■ **Written task**
Write out the listing below exactly, and omit any images you find in it.

▼

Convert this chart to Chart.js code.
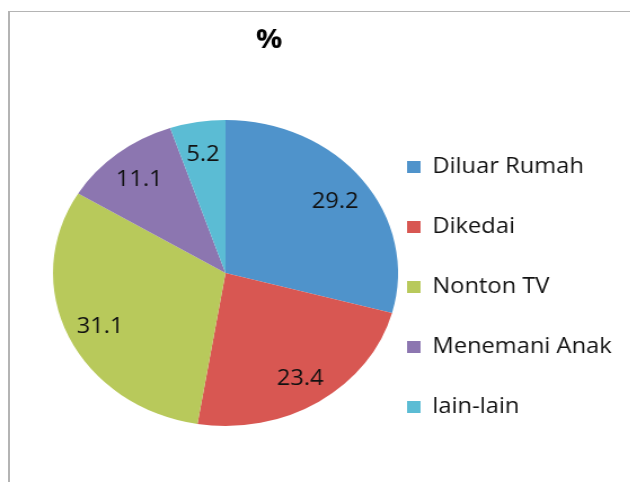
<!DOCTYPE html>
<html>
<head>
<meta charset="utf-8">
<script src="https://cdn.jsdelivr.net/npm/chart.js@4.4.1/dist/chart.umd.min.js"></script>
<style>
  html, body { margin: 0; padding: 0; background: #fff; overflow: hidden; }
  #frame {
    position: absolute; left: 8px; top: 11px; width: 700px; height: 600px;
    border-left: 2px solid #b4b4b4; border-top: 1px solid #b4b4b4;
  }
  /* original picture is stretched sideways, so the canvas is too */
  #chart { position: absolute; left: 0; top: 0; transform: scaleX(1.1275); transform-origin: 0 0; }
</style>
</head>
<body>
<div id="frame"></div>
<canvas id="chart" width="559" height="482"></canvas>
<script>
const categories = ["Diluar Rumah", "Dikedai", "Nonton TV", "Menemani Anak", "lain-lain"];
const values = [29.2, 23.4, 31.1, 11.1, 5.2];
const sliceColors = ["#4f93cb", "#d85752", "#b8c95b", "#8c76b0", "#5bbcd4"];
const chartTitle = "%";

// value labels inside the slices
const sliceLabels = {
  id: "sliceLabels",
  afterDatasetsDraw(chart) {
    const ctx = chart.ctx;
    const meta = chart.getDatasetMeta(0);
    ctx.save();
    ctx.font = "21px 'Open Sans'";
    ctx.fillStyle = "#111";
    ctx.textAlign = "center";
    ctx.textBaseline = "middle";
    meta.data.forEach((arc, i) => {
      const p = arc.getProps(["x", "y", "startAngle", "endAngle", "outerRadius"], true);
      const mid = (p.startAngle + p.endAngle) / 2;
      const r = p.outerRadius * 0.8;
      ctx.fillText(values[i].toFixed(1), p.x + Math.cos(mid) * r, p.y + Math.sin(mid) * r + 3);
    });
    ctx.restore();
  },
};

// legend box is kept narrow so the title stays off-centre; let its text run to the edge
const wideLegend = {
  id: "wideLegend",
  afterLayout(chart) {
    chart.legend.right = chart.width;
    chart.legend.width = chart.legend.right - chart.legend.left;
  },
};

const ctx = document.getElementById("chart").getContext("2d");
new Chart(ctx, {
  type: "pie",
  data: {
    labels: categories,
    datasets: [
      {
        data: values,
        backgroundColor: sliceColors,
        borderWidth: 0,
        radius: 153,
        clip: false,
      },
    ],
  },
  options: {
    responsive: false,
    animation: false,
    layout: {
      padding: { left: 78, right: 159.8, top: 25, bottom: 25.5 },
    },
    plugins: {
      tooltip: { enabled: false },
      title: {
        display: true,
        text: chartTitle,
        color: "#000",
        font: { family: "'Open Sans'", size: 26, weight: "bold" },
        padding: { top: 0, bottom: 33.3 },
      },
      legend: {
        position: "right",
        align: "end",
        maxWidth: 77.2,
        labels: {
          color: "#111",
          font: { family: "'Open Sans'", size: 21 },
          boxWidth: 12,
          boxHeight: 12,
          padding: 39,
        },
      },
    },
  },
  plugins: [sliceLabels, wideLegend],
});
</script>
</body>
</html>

▲

■ **Solution to this exercise**
Convert this chart to Chart.js code.
<!DOCTYPE html>
<html>
<head>
<meta charset="utf-8">
<script src="https://cdn.jsdelivr.net/npm/chart.js@4.4.1/dist/chart.umd.min.js"></script>
<style>
  html, body { margin: 0; padding: 0; background: #fff; overflow: hidden; }
  #frame {
    position: absolute; left: 8px; top: 11px; width: 700px; height: 600px;
    border-left: 2px solid #b4b4b4; border-top: 1px solid #b4b4b4;
  }
  /* original picture is stretched sideways, so the canvas is too */
  #chart { position: absolute; left: 0; top: 0; transform: scaleX(1.1275); transform-origin: 0 0; }
</style>
</head>
<body>
<div id="frame"></div>
<canvas id="chart" width="559" height="482"></canvas>
<script>
const categories = ["Diluar Rumah", "Dikedai", "Nonton TV", "Menemani Anak", "lain-lain"];
const values = [29.2, 23.4, 31.1, 11.1, 5.2];
const sliceColors = ["#4f93cb", "#d85752", "#b8c95b", "#8c76b0", "#5bbcd4"];
const chartTitle = "%";

// value labels inside the slices
const sliceLabels = {
  id: "sliceLabels",
  afterDatasetsDraw(chart) {
    const ctx = chart.ctx;
    const meta = chart.getDatasetMeta(0);
    ctx.save();
    ctx.font = "21px 'Open Sans'";
    ctx.fillStyle = "#111";
    ctx.textAlign = "center";
    ctx.textBaseline = "middle";
    meta.data.forEach((arc, i) => {
      const p = arc.getProps(["x", "y", "startAngle", "endAngle", "outerRadius"], true);
      const mid = (p.startAngle + p.endAngle) / 2;
      const r = p.outerRadius * 0.8;
      ctx.fillText(values[i].toFixed(1), p.x + Math.cos(mid) * r, p.y + Math.sin(mid) * r + 3);
    });
    ctx.restore();
  },
};

// legend box is kept narrow so the title stays off-centre; let its text run to the edge
const wideLegend = {
  id: "wideLegend",
  afterLayout(chart) {
    chart.legend.right = chart.width;
    chart.legend.width = chart.legend.right - chart.legend.left;
  },
};

const ctx = document.getElementById("chart").getContext("2d");
new Chart(ctx, {
  type: "pie",
  data: {
    labels: categories,
    datasets: [
      {
        data: values,
        backgroundColor: sliceColors,
        borderWidth: 0,
        radius: 153,
        clip: false,
      },
    ],
  },
  options: {
    responsive: false,
    animation: false,
    layout: {
      padding: { left: 78, right: 159.8, top: 25, bottom: 25.5 },
    },
    plugins: {
      tooltip: { enabled: false },
      title: {
        display: true,
        text: chartTitle,
        color: "#000",
        font: { family: "'Open Sans'", size: 26, weight: "bold" },
        padding: { top: 0, bottom: 33.3 },
      },
      legend: {
        position: "right",
        align: "end",
        maxWidth: 77.2,
        labels: {
          color: "#111",
          font: { family: "'Open Sans'", size: 21 },
          boxWidth: 12,
          boxHeight: 12,
          padding: 39,
        },
      },
    },
  },
  plugins: [sliceLabels, wideLegend],
});
</script>
</body>
</html>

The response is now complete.